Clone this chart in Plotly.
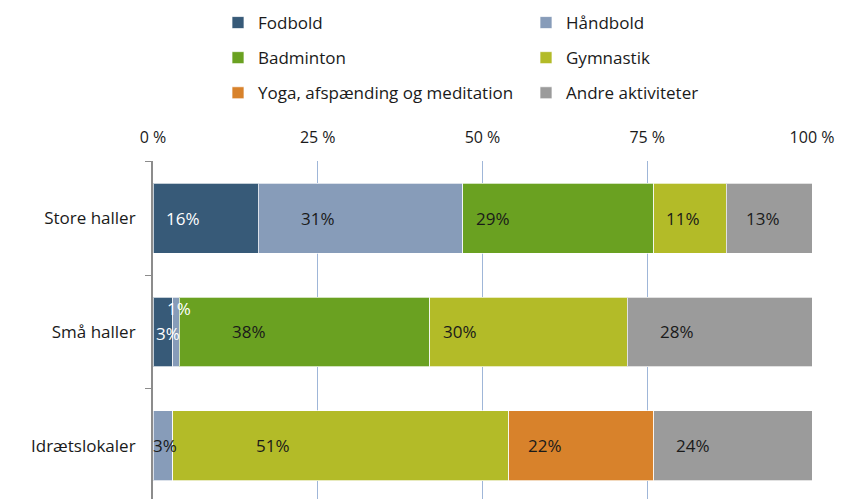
import plotly.graph_objects as go

categories = ["Store haller", "Små haller", "Idrætslokaler"]
series_names = ["Fodbold", "Håndbold", "Badminton", "Gymnastik",
                "Yoga, afspænding og meditation", "Andre aktiviteter"]
fodbold = [16, 3, 0]
haandbold = [31, 1, 3]
badminton = [29, 38, 0]
gymnastik = [11, 30, 51]
yoga = [0, 0, 22]
andre = [13, 28, 24]
series_values = [fodbold, haandbold, badminton, gymnastik, yoga, andre]
tick_vals = [0, 25, 50, 75, 100]
tick_text = ["0 %", "25 %", "50 %", "75 %", "100 %"]

colors = ["#375a78", "#879cb9", "#6aa121", "#b3bb28", "#d8822b", "#9b9b9b"]
legend_of = ["legend", "legend2", "legend", "legend2", "legend", "legend2"]
label_colors = ["white", "#1a1a1a", "#1a1a1a", "#1a1a1a", "#1a1a1a", "#1a1a1a"]
# per-label nudges (pixels) relative to segment centre, styling only
x_nudge = {
    (0, 0): -23, (0, 1): -43, (0, 2): -65, (0, 3): -7, (0, 5): -6,
    (1, 0): 5, (1, 1): 3, (1, 2): -56, (1, 3): -69, (1, 5): -43,
    (2, 1): 2, (2, 3): -68, (2, 4): -36, (2, 5): -40,
}
y_nudge = {(1, 0): -2, (1, 1): 23}
label_color_override = {(1, 1): "white"}

FONT = "Open Sans"
TEXT = "#1a1a1a"
# page has an 8px body margin, so the figure is 8px smaller than the window
W, H = 835, 491
ML, MR, MT, MB = 145, 31, 153, 0
PW, PH = W - ML - MR, H - MT - MB

fig = go.Figure()
for i, (name, vals) in enumerate(zip(series_names, series_values)):
    fig.add_trace(go.Bar(
        y=categories, x=vals, name=name, orientation="h",
        marker=dict(color=colors[i], line=dict(color="rgba(255,255,255,0.7)", width=1)),
        legend=legend_of[i], legendgroup=name, hoverinfo="skip",
    ))

annotations = []
for ci, cat in enumerate(categories):
    start = 0
    for si, vals in enumerate(series_values):
        v = vals[ci]
        if v > 0:
            annotations.append(dict(
                x=start + v / 2, y=cat, xref="x", yref="y",
                text=f"{v}%", showarrow=False,
                xshift=x_nudge.get((ci, si), 0), yshift=y_nudge.get((ci, si), 0),
                font=dict(family=FONT, size=17,
                          color=label_color_override.get((ci, si), label_colors[si])),
            ))
        start += v

legend_common = dict(
    font=dict(family=FONT, size=17, color=TEXT),
    xanchor="left", yanchor="top",
    traceorder="grouped", tracegroupgap=10, bgcolor="rgba(0,0,0,0)",
)
leg_top = (H - MB + 3) / PH

fig.update_layout(
    width=W, height=H,
    margin=dict(l=ML, r=MR, t=MT, b=MB, autoexpand=False),
    barmode="stack", bargap=0.386,
    paper_bgcolor="white", plot_bgcolor="white",
    font=dict(family=FONT, size=17, color=TEXT),
    showlegend=True,
    legend=dict(x=(210 - ML) / PW, y=leg_top, **legend_common),
    legend2=dict(x=(518 - ML) / PW, y=leg_top, **legend_common),
    xaxis=dict(
        side="top", range=[0, 100], tickvals=tick_vals, ticktext=tick_text,
        showgrid=True, gridcolor="#9fb6d8", gridwidth=1, zeroline=False,
        showline=False, ticks="", ticklabelstandoff=14,
        tickfont=dict(family=FONT, size=16, color=TEXT),
        fixedrange=True, automargin=False,
    ),
    yaxis=dict(
        type="category", categoryorder="array", categoryarray=categories,
        range=[2.465, -0.5], showline=True, linecolor="#8c8c8c", linewidth=2,
        ticks="outside", tickson="boundaries", ticklen=6, tickcolor="#8c8c8c",
        tickwidth=1, ticklabelstandoff=12, showgrid=False,
        tickfont=dict(family=FONT, size=17, color=TEXT), fixedrange=True,
        automargin=False,
    ),
    annotations=annotations,
)

fig.write_html("out.html")
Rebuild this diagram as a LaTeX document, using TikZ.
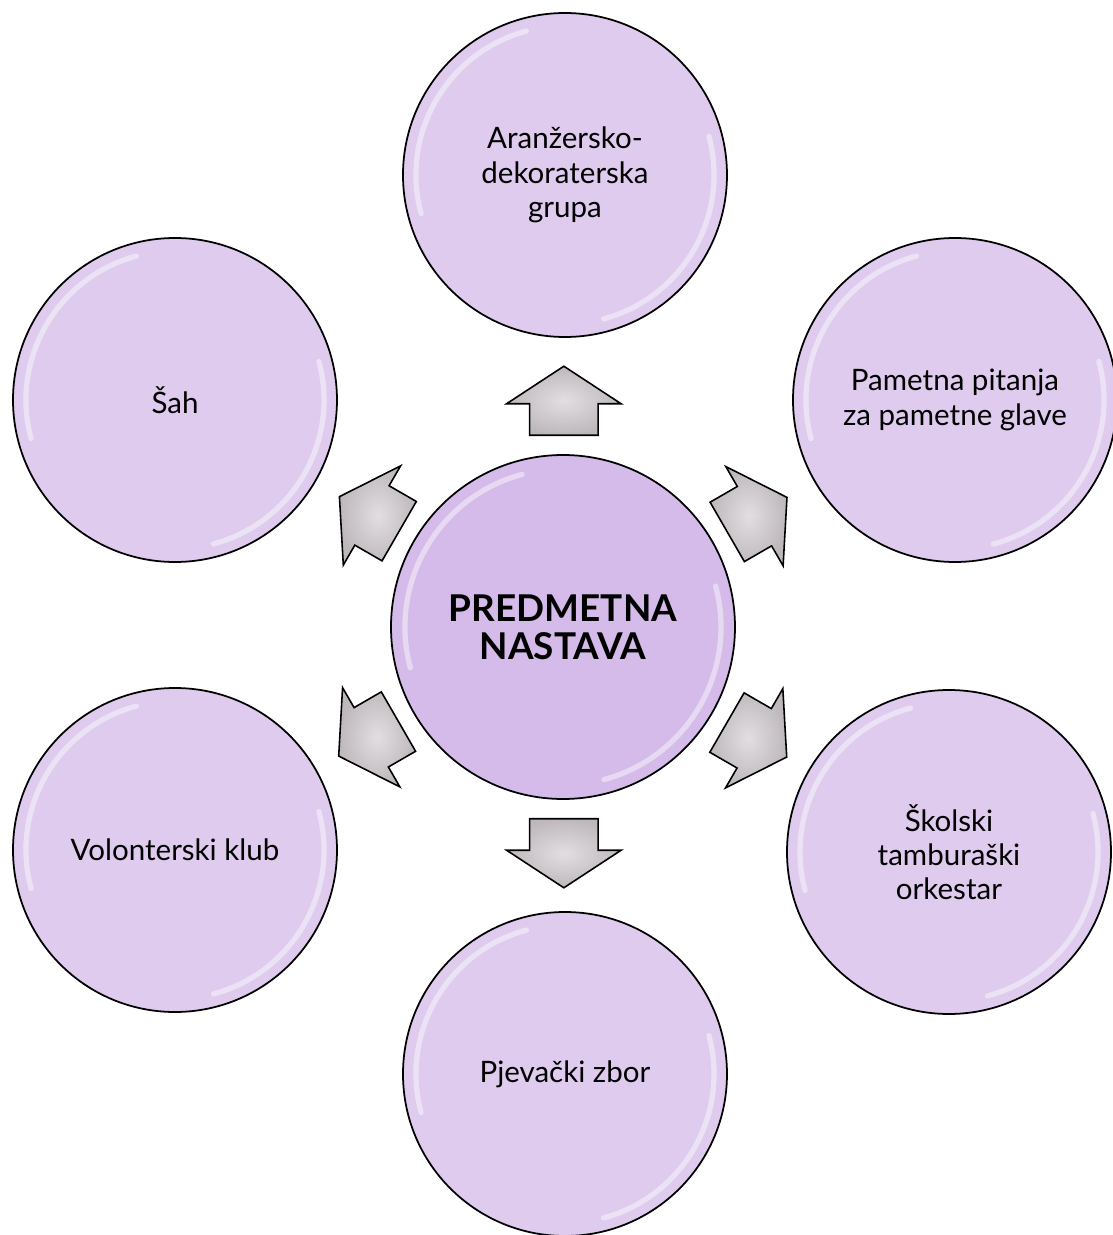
\documentclass[tikz,border=0pt]{standalone}
\usepackage{fontspec}
\setmainfont{Lato}
\usetikzlibrary{shapes.arrows}
\usetikzlibrary{calc}
\definecolor{bubble}{RGB}{222,203,238}
\definecolor{hubfill}{RGB}{213,187,233}
\definecolor{arrowgrey}{RGB}{190,184,188}
\definecolor{arrowlight}{RGB}{226,222,225}

\begin{document}
\begin{tikzpicture}[
  ring/.style={circle,draw=black,line width=1pt,align=center,inner sep=0pt,
    path picture={
      \draw[white,opacity=.45,line width=3pt,line cap=round]
        ([shift={(105:#1)}]path picture bounding box.center) arc[start angle=105,end angle=195,radius=#1];
      \draw[white,opacity=.45,line width=3pt,line cap=round]
        ([shift={(-75:#1)}]path picture bounding box.center) arc[start angle=-75,end angle=15,radius=#1];
    }},
  item/.style={ring=2.98cm,fill=bubble,minimum size=6.48cm,font=\fontsize{16.8}{19.5}\selectfont},
  hub/.style={ring=3.16cm,fill=hubfill,minimum size=6.88cm,font=\fontsize{21}{21.5}\selectfont\bfseries},
  blockarrow/.style={single arrow,draw=black,line width=0.9pt,inner color=arrowlight,outer color=arrowgrey,
    minimum height=1.38cm,single arrow head extend=0.46cm,
    single arrow tip angle=113.5,inner xsep=0pt,inner ysep=0.67cm,anchor=tail,rotate=#1}
]
\useasboundingbox (-11.26,-12.16) rectangle (11.0,12.54);

\node[hub] (hub) at (0,0) {PREDMETNA\\NASTAVA};

\node[item] (aranz) at (0.04,9.04) {Aranžersko-\\dekoraterska\\grupa};
\node[item] (pametna) at (7.84,4.54) {Pametna pitanja\\za pametne glave};
\node[item] (skolski) at (7.72,-4.5) {Školski\\tamburaški\\orkestar};
\node[item] (pjevacki) at (0.04,-8.94) {Pjevački zbor};
\node[item] (volont) at (-7.76,-4.46) {Volonterski klub};
\node[item] (sah) at (-7.76,4.54) {Šah};

\node[blockarrow=90] (toaranz) at ($(hub)!3.82cm!(aranz)$) {};
\node[blockarrow=30] (topametna) at ($(hub)!3.78cm!(pametna)$) {};
\node[blockarrow=-30] (toskolski) at ($(hub)!3.78cm!(skolski)$) {};
\node[blockarrow=-90] (topjevacki) at ($(hub)!3.82cm!(pjevacki)$) {};
\node[blockarrow=210] (tovolont) at ($(hub)!3.78cm!(volont)$) {};
\node[blockarrow=150] (tosah) at ($(hub)!3.78cm!(sah)$) {};

\end{tikzpicture}
\end{document}
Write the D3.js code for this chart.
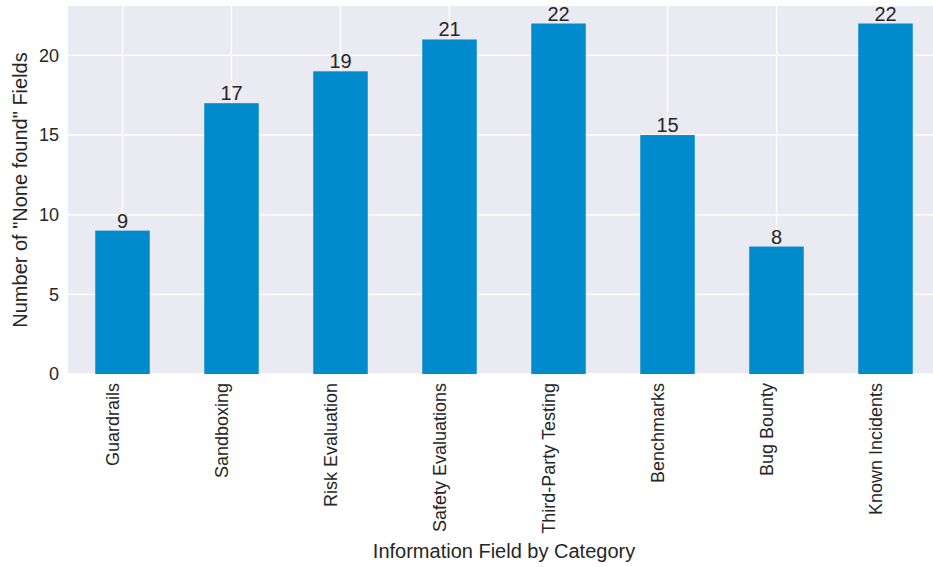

******

◆ **Task objective**:
Omit the pictures, and quote the material above exactly as given.

◆ **Output of the task**:
Clone this chart in Plotly.
import plotly.graph_objects as go

categories = ["Store haller", "Små haller", "Idrætslokaler"]
series_names = ["Fodbold", "Håndbold", "Badminton", "Gymnastik",
                "Yoga, afspænding og meditation", "Andre aktiviteter"]
fodbold = [16, 3, 0]
haandbold = [31, 1, 3]
badminton = [29, 38, 0]
gymnastik = [11, 30, 51]
yoga = [0, 0, 22]
andre = [13, 28, 24]
series_values = [fodbold, haandbold, badminton, gymnastik, yoga, andre]
tick_vals = [0, 25, 50, 75, 100]
tick_text = ["0 %", "25 %", "50 %", "75 %", "100 %"]

colors = ["#375a78", "#879cb9", "#6aa121", "#b3bb28", "#d8822b", "#9b9b9b"]
legend_of = ["legend", "legend2", "legend", "legend2", "legend", "legend2"]
label_colors = ["white", "#1a1a1a", "#1a1a1a", "#1a1a1a", "#1a1a1a", "#1a1a1a"]
# per-label nudges (pixels) relative to segment centre, styling only
x_nudge = {
    (0, 0): -23, (0, 1): -43, (0, 2): -65, (0, 3): -7, (0, 5): -6,
    (1, 0): 5, (1, 1): 3, (1, 2): -56, (1, 3): -69, (1, 5): -43,
    (2, 1): 2, (2, 3): -68, (2, 4): -36, (2, 5): -40,
}
y_nudge = {(1, 0): -2, (1, 1): 23}
label_color_override = {(1, 1): "white"}

FONT = "Open Sans"
TEXT = "#1a1a1a"
# page has an 8px body margin, so the figure is 8px smaller than the window
W, H = 835, 491
ML, MR, MT, MB = 145, 31, 153, 0
PW, PH = W - ML - MR, H - MT - MB

fig = go.Figure()
for i, (name, vals) in enumerate(zip(series_names, series_values)):
    fig.add_trace(go.Bar(
        y=categories, x=vals, name=name, orientation="h",
        marker=dict(color=colors[i], line=dict(color="rgba(255,255,255,0.7)", width=1)),
        legend=legend_of[i], legendgroup=name, hoverinfo="skip",
    ))

annotations = []
for ci, cat in enumerate(categories):
    start = 0
    for si, vals in enumerate(series_values):
        v = vals[ci]
        if v > 0:
            annotations.append(dict(
                x=start + v / 2, y=cat, xref="x", yref="y",
                text=f"{v}%", showarrow=False,
                xshift=x_nudge.get((ci, si), 0), yshift=y_nudge.get((ci, si), 0),
                font=dict(family=FONT, size=17,
                          color=label_color_override.get((ci, si), label_colors[si])),
            ))
        start += v

legend_common = dict(
    font=dict(family=FONT, size=17, color=TEXT),
    xanchor="left", yanchor="top",
    traceorder="grouped", tracegroupgap=10, bgcolor="rgba(0,0,0,0)",
)
leg_top = (H - MB + 3) / PH

fig.update_layout(
    width=W, height=H,
    margin=dict(l=ML, r=MR, t=MT, b=MB, autoexpand=False),
    barmode="stack", bargap=0.386,
    paper_bgcolor="white", plot_bgcolor="white",
    font=dict(family=FONT, size=17, color=TEXT),
    showlegend=True,
    legend=dict(x=(210 - ML) / PW, y=leg_top, **legend_common),
    legend2=dict(x=(518 - ML) / PW, y=leg_top, **legend_common),
    xaxis=dict(
        side="top", range=[0, 100], tickvals=tick_vals, ticktext=tick_text,
        showgrid=True, gridcolor="#9fb6d8", gridwidth=1, zeroline=False,
        showline=False, ticks="", ticklabelstandoff=14,
        tickfont=dict(family=FONT, size=16, color=TEXT),
        fixedrange=True, automargin=False,
    ),
    yaxis=dict(
        type="category", categoryorder="array", categoryarray=categories,
        range=[2.465, -0.5], showline=True, linecolor="#8c8c8c", linewidth=2,
        ticks="outside", tickson="boundaries", ticklen=6, tickcolor="#8c8c8c",
        tickwidth=1, ticklabelstandoff=12, showgrid=False,
        tickfont=dict(family=FONT, size=17, color=TEXT), fixedrange=True,
        automargin=False,
    ),
    annotations=annotations,
)

fig.write_html("out.html")
Rebuild this diagram as a LaTeX document, using TikZ.
\documentclass[tikz,border=0pt]{standalone}
\usepackage{fontspec}
\setmainfont{Lato}
\usetikzlibrary{shapes.arrows}
\usetikzlibrary{calc}
\definecolor{bubble}{RGB}{222,203,238}
\definecolor{hubfill}{RGB}{213,187,233}
\definecolor{arrowgrey}{RGB}{190,184,188}
\definecolor{arrowlight}{RGB}{226,222,225}

\begin{document}
\begin{tikzpicture}[
  ring/.style={circle,draw=black,line width=1pt,align=center,inner sep=0pt,
    path picture={
      \draw[white,opacity=.45,line width=3pt,line cap=round]
        ([shift={(105:#1)}]path picture bounding box.center) arc[start angle=105,end angle=195,radius=#1];
      \draw[white,opacity=.45,line width=3pt,line cap=round]
        ([shift={(-75:#1)}]path picture bounding box.center) arc[start angle=-75,end angle=15,radius=#1];
    }},
  item/.style={ring=2.98cm,fill=bubble,minimum size=6.48cm,font=\fontsize{16.8}{19.5}\selectfont},
  hub/.style={ring=3.16cm,fill=hubfill,minimum size=6.88cm,font=\fontsize{21}{21.5}\selectfont\bfseries},
  blockarrow/.style={single arrow,draw=black,line width=0.9pt,inner color=arrowlight,outer color=arrowgrey,
    minimum height=1.38cm,single arrow head extend=0.46cm,
    single arrow tip angle=113.5,inner xsep=0pt,inner ysep=0.67cm,anchor=tail,rotate=#1}
]
\useasboundingbox (-11.26,-12.16) rectangle (11.0,12.54);

\node[hub] (hub) at (0,0) {PREDMETNA\\NASTAVA};

\node[item] (aranz) at (0.04,9.04) {Aranžersko-\\dekoraterska\\grupa};
\node[item] (pametna) at (7.84,4.54) {Pametna pitanja\\za pametne glave};
\node[item] (skolski) at (7.72,-4.5) {Školski\\tamburaški\\orkestar};
\node[item] (pjevacki) at (0.04,-8.94) {Pjevački zbor};
\node[item] (volont) at (-7.76,-4.46) {Volonterski klub};
\node[item] (sah) at (-7.76,4.54) {Šah};

\node[blockarrow=90] (toaranz) at ($(hub)!3.82cm!(aranz)$) {};
\node[blockarrow=30] (topametna) at ($(hub)!3.78cm!(pametna)$) {};
\node[blockarrow=-30] (toskolski) at ($(hub)!3.78cm!(skolski)$) {};
\node[blockarrow=-90] (topjevacki) at ($(hub)!3.82cm!(pjevacki)$) {};
\node[blockarrow=210] (tovolont) at ($(hub)!3.78cm!(volont)$) {};
\node[blockarrow=150] (tosah) at ($(hub)!3.78cm!(sah)$) {};

\end{tikzpicture}
\end{document}
Write the D3.js code for this chart.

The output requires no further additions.